Так уж повелось: поначалу на каждом собрании председательствовали по очереди, потом получилось как-то так, что все чаще и чаще на председательском месте стала появляться тяжелая фигура Азефа. Председателем он был хорошим: никого никогда не перебивал, всем давал выговориться и всех внимательно слушал, делая карандашом какие-то пометки на листках принесенной с собою бумаги. Казалось, что принцип «молчание — золото» руководит им даже при самых бурных и яростных спорах, случавшихся среди кружковцев. Но когда он начинал подводить итоги дискуссии, все страсти разом остывали. Фразы его были тяжелы, неуклюжи, но и в словах, и во всем облике его было что-то такое, что подчиняло, овладевало волей слушателей и диктовало им волю этого крупноголового некрасивого толстяка. В кружке за ним само собою закрепилась и подходящая под его внешность кличка — «Толстый». Но не насмешливая, а уважительная и даже ласковая. И лишь через полтора десятка лет бывшим кружковцам стало известно, что «Толстый» одновременно имел и другую кличку, полицейскую — «Раскин».

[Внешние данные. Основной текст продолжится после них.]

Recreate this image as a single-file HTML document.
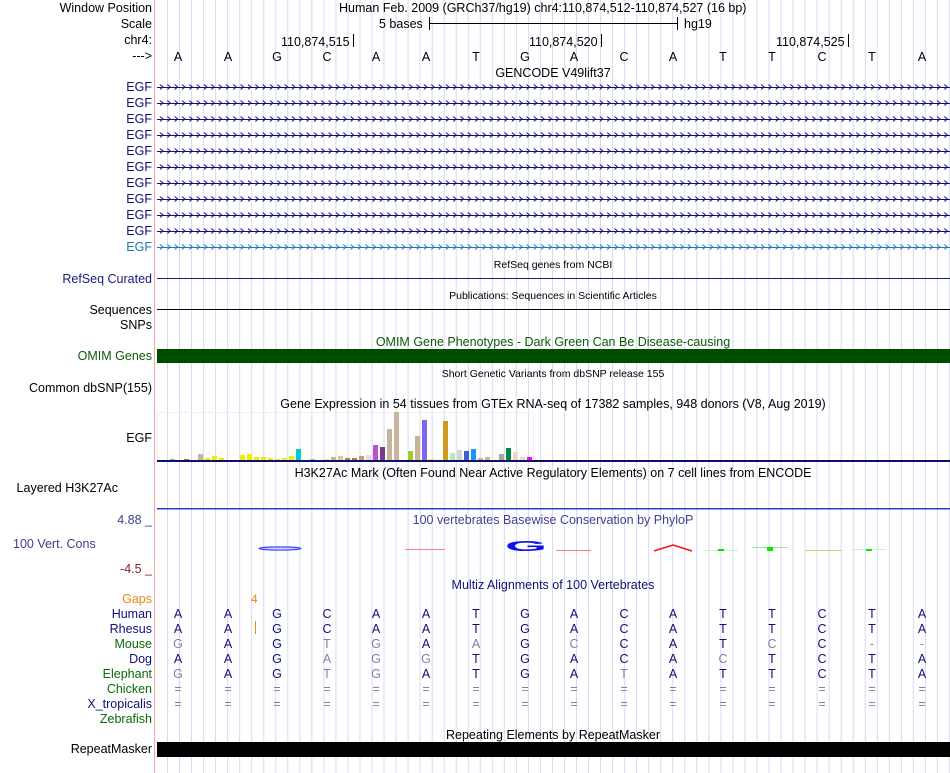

К приходу Евно почти все кружковцы были уже в сборе. Нет, он не опоздал, он никогда в жизни не опаздывал, если только это не было ему выгодно. Просто сегодня все почему-то пришли раньше, до его прихода, и, видимо, о чем-то уже жарко поспорили, ибо в настроении их явно скользило тревожное беспокойство. Это Евно почувствовал сразу, его организм был всегда настроен на ощущение приближающейся опасности.
И, еще не открывая собрания, Евно обвел кружковцев, рассевшихся кто где смог, строгим и требовательным взглядом:
— Что-нибудь случилось, товарищи?
Он переводил свой тяжелый, гипнотизирующий взгляд с одного лица на другое, стараясь заглянуть в глаза то одного кружковца, то другого, но сделать этого не удавалось, товарищи прятали от него глаза, словно боясь, что он узнает то, что они решили хранить от него в тайне.
И Евно почувствовал, как грудь и спина у него становятся мокрыми от холодного, липкого пота. И опять вернулся тот самый мерзкий, откровенно физиологический, парализующий волю страх, который так безжалостно терзал его сегодня под утро. Он непроизвольно втянул голову в плечи, будто ожидая удара, и почти в отчаянии взглянул на Петерса, хозяина мансарды, в которой они сегодня собрались.
— В чем дело, товарищи? — изо всех сил стараясь, чтобы голос его не дрогнул, повторил он свой вопрос, адресуя его на этот раз непосредственно Петерсу.
Тот отвел глаза и тяжело вздохнул, словно собираясь с силами для ответа.
— Плохие новости, товарищ... В Ростове прошли аресты...
— Ну и что? — голос Азефа все креп. — Разве это впервые? Разве только в Ростове хватают наших с вами товарищей? А Шлиссельбург, а Восточная Сибирь, а каторга, тюрьмы, централы? Разве они не переполнены жертвами царского террора?
Это мы тут с вами спорим о какой-то теории в то время, как царские сатрапы измываются над попавшими в их кровавые лапы нашими братьями по борьбе. Сколько раз я говорил уже здесь, повторяю и буду повторять: террор! Только террор отомстит палачам и разбудит спящую в вековой лени, темную Россию! Главное в нашей борьбе — террор, все же остальное — пустяки, мягкотелость, интеллигентщина!
Голос его уже гремел, и, глядя на лица кружковцев, он видел, как они светлели, как загорались глаза и исчезала из них подавленность, встретившая его в первые минуты пребывания в мансарде.